Exercise goal » Reproduce each line that includes the word "this".

Supplied data »
···

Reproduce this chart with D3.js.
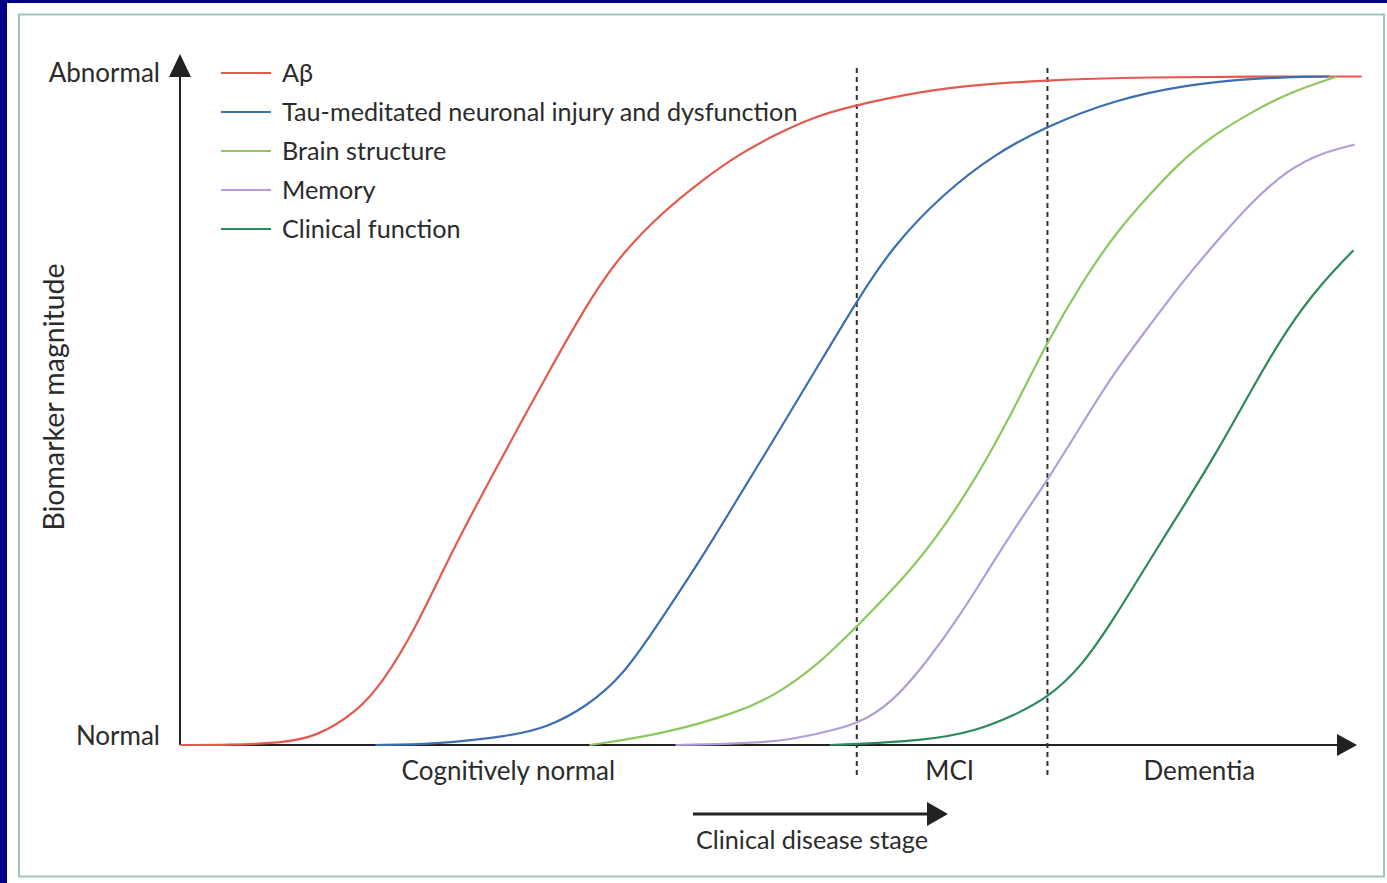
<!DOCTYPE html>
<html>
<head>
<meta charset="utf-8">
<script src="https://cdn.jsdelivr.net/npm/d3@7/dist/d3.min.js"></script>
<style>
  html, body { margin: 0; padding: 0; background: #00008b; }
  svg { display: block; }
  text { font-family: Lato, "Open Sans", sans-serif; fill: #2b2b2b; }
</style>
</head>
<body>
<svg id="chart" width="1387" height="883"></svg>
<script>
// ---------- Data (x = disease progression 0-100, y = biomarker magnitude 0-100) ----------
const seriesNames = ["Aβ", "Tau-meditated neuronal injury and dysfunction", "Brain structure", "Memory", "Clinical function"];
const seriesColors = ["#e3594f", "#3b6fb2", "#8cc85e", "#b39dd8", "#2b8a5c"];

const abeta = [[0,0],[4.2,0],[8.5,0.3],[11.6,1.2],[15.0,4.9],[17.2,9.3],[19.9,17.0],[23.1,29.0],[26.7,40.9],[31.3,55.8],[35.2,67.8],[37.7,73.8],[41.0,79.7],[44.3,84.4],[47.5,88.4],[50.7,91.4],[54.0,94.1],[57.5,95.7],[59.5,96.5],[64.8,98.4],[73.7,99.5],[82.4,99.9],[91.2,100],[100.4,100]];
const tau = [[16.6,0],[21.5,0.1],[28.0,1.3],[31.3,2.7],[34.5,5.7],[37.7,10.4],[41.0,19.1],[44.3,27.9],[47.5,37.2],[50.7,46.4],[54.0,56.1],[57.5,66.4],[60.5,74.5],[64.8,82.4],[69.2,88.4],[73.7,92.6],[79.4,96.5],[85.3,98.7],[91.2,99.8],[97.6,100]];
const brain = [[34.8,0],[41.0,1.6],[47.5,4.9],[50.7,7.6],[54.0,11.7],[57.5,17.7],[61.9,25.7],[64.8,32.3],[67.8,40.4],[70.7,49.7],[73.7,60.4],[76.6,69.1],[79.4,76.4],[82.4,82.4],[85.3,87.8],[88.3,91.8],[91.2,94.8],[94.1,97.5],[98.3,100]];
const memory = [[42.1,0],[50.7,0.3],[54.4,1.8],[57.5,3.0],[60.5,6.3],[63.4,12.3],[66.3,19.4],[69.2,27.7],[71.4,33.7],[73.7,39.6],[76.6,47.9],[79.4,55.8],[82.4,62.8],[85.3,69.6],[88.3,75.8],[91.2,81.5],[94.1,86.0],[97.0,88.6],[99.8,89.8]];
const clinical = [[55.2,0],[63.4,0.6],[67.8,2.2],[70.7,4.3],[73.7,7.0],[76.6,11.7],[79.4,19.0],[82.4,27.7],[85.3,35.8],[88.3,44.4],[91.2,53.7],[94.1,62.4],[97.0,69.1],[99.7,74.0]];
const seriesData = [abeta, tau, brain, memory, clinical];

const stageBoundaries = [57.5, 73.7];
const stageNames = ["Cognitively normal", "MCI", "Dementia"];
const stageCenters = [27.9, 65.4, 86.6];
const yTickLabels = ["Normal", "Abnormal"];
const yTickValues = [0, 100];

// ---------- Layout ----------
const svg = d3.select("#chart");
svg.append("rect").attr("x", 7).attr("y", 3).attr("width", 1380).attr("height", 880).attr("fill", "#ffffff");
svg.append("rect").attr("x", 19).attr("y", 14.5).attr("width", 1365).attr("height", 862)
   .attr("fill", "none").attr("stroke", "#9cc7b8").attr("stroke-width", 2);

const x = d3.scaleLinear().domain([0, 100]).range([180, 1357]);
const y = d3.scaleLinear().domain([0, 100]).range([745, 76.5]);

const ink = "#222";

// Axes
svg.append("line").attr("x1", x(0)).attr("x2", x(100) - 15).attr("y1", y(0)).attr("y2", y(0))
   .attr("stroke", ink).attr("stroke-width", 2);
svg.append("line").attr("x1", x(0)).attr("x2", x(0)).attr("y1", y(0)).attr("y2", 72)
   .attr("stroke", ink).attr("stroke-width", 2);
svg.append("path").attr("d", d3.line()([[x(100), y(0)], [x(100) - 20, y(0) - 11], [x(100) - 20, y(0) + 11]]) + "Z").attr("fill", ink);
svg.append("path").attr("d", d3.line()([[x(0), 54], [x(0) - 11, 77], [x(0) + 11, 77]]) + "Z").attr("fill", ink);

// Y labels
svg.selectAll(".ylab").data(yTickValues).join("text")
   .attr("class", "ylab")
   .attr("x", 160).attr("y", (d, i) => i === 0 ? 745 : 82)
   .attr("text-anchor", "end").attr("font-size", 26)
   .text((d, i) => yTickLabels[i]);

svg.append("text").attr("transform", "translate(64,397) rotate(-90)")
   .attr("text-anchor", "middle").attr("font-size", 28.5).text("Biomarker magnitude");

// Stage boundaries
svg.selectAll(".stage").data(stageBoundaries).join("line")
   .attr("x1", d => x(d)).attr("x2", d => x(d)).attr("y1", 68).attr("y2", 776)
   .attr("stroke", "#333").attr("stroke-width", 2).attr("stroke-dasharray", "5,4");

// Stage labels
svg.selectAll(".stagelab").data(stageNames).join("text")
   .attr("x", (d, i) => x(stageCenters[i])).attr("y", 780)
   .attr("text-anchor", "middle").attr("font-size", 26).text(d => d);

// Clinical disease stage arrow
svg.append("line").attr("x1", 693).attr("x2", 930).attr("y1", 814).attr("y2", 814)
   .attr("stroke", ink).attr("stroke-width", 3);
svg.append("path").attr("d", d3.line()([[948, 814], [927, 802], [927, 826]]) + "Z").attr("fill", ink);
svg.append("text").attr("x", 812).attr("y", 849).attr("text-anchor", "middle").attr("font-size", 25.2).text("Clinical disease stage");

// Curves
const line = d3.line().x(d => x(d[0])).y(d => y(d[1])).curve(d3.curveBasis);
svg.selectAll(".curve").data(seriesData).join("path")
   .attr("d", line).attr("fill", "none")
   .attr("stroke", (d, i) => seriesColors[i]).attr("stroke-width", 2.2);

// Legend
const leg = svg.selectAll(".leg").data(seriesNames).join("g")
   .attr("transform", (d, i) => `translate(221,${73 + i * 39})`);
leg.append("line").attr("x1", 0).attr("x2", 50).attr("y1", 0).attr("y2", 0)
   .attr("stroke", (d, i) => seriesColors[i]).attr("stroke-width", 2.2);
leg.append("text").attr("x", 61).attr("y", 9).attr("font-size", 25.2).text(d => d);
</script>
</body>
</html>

···

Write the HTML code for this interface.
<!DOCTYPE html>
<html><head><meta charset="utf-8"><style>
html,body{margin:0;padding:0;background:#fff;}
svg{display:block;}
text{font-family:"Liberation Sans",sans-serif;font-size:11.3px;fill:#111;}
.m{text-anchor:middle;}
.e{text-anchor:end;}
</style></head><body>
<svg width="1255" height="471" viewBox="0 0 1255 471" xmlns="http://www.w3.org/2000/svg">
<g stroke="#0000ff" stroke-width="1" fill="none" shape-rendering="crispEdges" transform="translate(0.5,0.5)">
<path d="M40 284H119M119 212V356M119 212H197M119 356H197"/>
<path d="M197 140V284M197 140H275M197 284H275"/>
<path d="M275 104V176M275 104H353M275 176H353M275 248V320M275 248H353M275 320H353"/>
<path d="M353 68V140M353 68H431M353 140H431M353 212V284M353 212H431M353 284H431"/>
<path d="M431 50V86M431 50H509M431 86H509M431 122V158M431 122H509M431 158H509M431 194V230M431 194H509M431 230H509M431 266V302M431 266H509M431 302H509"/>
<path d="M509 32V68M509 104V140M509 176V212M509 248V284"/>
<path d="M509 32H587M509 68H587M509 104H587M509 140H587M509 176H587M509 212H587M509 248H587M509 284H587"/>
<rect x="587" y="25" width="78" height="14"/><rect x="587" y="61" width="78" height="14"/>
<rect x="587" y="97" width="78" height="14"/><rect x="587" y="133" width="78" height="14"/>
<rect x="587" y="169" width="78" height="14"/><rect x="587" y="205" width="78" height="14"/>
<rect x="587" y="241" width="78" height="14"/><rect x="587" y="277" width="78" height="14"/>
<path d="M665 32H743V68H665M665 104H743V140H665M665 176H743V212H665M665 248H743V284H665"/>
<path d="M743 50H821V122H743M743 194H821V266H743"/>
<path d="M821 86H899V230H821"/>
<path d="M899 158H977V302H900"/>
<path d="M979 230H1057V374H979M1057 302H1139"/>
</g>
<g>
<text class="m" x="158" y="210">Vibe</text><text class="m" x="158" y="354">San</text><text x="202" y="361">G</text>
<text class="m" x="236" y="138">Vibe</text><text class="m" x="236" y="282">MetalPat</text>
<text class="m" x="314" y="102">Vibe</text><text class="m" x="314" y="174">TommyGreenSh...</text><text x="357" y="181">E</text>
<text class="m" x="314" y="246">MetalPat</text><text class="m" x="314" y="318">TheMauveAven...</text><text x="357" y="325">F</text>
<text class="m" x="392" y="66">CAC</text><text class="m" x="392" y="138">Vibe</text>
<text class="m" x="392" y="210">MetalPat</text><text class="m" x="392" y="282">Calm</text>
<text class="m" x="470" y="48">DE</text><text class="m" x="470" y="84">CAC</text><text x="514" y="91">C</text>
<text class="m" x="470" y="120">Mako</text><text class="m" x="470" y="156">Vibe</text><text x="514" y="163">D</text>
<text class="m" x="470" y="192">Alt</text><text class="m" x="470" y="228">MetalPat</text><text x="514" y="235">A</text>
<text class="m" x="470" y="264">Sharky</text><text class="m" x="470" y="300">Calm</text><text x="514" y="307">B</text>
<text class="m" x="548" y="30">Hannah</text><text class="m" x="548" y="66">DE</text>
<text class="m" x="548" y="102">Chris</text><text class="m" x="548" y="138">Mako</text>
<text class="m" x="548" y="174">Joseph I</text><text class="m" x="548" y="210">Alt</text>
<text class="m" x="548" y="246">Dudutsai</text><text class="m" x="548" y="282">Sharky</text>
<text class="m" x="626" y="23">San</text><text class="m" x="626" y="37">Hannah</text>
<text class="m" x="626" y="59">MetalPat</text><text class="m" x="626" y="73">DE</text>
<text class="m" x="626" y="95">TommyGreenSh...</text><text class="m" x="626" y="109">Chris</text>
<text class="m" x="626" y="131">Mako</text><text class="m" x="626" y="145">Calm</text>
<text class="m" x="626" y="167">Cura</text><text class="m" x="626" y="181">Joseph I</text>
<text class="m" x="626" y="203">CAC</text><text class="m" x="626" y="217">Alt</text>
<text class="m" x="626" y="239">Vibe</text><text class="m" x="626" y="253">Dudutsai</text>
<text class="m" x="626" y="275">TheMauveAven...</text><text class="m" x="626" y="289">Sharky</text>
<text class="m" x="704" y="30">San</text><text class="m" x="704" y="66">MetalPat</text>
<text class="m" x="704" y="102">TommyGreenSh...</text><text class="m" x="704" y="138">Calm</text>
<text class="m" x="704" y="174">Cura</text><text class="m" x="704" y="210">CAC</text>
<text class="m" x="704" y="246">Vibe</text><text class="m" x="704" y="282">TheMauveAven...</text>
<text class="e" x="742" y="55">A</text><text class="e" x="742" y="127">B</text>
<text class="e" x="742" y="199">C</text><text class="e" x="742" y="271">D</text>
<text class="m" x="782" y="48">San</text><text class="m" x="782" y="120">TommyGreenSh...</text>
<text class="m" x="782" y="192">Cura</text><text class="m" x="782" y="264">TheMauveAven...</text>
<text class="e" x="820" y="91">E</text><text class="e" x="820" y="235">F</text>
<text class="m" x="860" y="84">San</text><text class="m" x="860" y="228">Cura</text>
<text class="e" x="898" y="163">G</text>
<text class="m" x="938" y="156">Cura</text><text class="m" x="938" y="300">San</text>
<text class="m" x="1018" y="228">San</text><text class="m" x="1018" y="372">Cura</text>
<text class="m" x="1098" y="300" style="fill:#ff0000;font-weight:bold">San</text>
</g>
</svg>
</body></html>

···

Response to the task »
Reproduce this chart with D3.js.
Write the HTML code for this interface.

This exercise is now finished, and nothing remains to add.